** start of Records to process **

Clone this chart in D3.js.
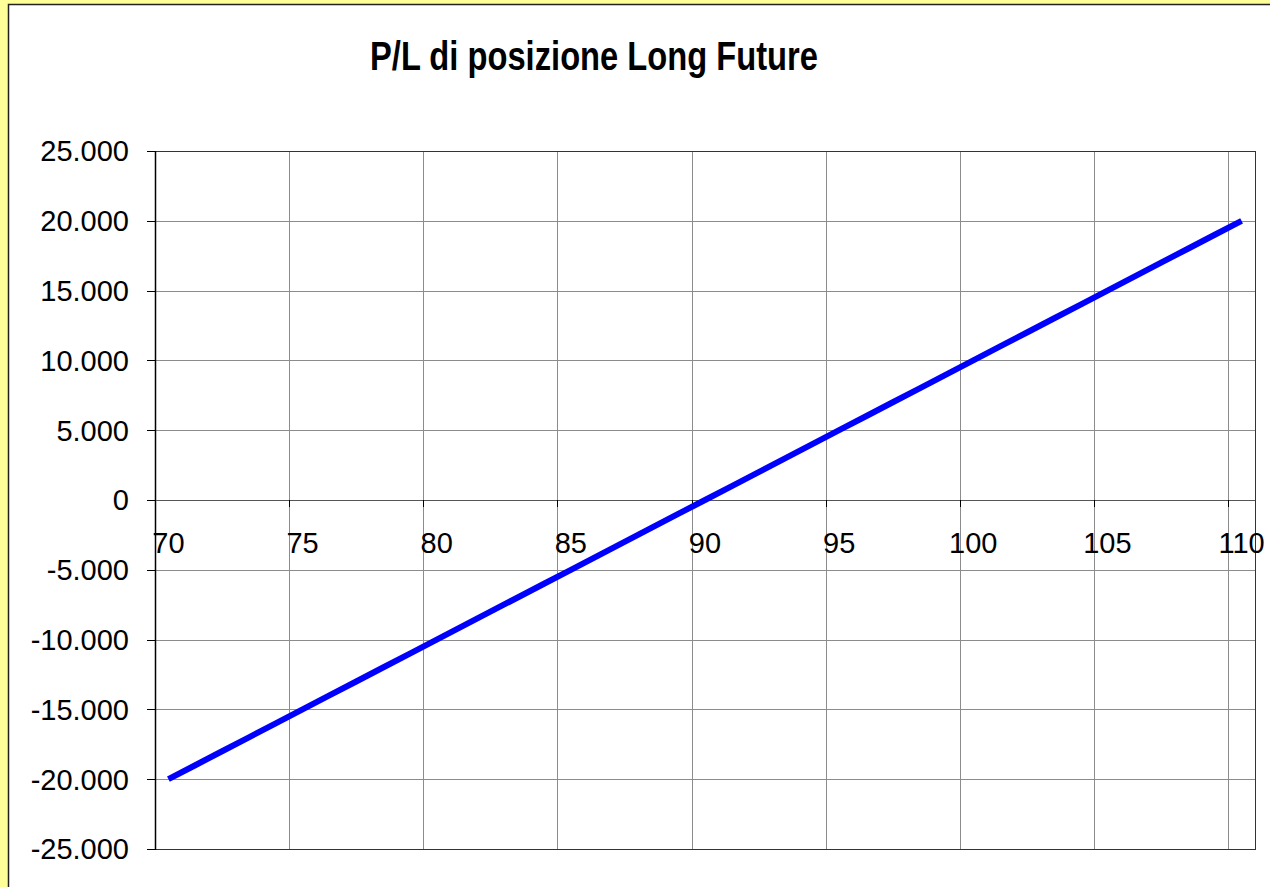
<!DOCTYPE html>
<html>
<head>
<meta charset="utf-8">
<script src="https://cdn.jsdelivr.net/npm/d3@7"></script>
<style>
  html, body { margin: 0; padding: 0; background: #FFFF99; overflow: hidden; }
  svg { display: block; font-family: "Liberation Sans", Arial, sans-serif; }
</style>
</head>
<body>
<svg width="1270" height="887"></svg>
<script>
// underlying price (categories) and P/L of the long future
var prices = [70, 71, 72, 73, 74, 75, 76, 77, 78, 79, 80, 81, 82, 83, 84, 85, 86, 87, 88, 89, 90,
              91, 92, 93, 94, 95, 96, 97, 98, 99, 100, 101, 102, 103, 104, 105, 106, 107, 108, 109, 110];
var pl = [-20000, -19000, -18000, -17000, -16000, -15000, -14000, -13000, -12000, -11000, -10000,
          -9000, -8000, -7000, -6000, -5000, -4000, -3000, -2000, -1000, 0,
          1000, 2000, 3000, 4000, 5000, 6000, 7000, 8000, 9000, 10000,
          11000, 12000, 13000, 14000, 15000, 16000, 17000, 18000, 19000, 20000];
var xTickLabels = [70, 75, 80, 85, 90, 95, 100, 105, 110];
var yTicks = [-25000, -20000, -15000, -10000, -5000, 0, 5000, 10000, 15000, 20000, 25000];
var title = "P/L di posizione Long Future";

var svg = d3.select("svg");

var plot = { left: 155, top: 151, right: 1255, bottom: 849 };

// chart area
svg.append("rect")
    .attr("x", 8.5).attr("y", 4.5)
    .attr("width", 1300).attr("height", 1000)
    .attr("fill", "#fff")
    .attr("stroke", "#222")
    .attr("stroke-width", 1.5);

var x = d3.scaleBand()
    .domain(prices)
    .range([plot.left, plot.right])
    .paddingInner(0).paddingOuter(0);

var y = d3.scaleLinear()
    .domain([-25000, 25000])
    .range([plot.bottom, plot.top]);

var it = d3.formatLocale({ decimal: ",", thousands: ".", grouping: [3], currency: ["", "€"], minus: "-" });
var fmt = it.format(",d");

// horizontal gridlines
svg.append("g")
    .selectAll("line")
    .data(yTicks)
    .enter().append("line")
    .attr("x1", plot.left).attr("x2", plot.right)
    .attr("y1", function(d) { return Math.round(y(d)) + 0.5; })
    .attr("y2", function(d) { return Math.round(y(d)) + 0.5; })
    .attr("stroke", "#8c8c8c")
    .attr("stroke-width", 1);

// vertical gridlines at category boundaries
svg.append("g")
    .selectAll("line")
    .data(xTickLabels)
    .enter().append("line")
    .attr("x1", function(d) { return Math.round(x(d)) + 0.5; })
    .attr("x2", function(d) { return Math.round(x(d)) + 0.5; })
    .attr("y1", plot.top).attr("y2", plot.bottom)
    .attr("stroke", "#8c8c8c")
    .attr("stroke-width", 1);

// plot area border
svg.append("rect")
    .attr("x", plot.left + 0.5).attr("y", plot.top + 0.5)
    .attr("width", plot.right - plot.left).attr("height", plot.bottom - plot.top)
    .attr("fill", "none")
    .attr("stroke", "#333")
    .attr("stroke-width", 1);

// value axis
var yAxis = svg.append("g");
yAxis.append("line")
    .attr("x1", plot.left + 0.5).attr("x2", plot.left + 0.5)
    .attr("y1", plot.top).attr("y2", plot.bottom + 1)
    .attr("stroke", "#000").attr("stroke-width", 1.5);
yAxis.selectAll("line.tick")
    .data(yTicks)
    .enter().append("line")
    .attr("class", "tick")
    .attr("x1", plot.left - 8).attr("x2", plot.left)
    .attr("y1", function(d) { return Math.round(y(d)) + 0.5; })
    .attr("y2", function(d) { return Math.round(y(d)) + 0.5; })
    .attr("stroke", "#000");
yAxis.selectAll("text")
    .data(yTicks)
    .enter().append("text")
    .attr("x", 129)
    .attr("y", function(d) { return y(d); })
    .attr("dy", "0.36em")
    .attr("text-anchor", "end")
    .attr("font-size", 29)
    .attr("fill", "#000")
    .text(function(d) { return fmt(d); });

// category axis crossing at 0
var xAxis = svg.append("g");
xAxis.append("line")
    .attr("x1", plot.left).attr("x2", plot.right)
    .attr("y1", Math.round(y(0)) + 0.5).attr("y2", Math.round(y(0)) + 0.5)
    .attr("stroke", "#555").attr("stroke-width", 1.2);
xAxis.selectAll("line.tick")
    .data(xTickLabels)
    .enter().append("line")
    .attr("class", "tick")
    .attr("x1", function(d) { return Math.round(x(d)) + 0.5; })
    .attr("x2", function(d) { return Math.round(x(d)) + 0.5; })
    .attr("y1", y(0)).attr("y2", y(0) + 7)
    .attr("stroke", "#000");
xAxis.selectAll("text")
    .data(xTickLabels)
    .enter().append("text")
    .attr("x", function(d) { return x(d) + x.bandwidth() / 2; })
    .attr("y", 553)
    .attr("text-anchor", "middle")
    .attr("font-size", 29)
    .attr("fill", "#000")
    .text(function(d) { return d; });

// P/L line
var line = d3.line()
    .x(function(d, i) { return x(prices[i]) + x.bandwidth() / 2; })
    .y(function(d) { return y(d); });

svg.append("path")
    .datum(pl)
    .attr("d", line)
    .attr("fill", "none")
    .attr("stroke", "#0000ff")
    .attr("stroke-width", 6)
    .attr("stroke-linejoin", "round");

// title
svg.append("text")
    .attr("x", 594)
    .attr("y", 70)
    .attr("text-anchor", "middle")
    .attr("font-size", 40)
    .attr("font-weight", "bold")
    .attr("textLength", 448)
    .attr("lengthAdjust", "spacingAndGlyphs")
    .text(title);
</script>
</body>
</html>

** end of Records to process **
** start of Records to process **

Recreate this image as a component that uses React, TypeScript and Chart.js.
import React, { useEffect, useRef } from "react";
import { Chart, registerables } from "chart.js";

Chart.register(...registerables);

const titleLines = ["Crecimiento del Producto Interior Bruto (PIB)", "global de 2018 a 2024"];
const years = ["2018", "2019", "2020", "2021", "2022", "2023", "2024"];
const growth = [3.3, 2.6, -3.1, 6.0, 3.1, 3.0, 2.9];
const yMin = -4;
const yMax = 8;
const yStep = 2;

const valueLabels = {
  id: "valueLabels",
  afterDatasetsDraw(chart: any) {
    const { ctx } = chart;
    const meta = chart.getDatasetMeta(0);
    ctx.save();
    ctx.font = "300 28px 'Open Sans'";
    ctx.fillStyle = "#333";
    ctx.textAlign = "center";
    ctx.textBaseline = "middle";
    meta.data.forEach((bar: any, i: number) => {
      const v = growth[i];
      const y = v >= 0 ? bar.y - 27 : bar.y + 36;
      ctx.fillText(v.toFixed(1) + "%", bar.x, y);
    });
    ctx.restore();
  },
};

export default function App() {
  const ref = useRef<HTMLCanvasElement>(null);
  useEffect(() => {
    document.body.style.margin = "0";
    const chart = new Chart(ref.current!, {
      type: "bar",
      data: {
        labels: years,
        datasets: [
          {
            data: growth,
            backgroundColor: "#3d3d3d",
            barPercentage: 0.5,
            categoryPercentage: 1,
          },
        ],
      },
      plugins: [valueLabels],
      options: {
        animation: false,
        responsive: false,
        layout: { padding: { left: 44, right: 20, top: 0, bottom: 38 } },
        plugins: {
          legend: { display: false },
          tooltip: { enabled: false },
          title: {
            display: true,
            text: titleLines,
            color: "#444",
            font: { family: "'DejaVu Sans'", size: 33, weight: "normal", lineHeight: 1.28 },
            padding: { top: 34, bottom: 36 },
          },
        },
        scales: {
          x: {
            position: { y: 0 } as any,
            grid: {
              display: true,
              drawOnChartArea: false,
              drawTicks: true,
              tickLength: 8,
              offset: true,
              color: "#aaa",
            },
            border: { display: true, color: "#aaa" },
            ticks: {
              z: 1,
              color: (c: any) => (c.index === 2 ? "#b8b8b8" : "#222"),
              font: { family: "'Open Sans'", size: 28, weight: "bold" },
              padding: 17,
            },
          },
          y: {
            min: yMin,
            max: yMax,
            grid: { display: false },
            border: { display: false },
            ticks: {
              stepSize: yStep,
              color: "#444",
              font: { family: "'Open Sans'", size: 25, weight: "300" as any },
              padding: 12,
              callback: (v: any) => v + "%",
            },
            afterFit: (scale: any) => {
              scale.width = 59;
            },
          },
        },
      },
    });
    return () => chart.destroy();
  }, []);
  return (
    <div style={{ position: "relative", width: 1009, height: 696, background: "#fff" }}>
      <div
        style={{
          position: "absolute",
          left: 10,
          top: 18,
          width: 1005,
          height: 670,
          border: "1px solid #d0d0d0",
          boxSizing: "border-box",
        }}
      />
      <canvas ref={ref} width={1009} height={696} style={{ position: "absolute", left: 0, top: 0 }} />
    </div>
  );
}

** end of Records to process **

In the records above, locate each line with the word "this". Copy all such lines.

Clone this chart in D3.js.
Recreate this image as a component that uses React, TypeScript and Chart.js.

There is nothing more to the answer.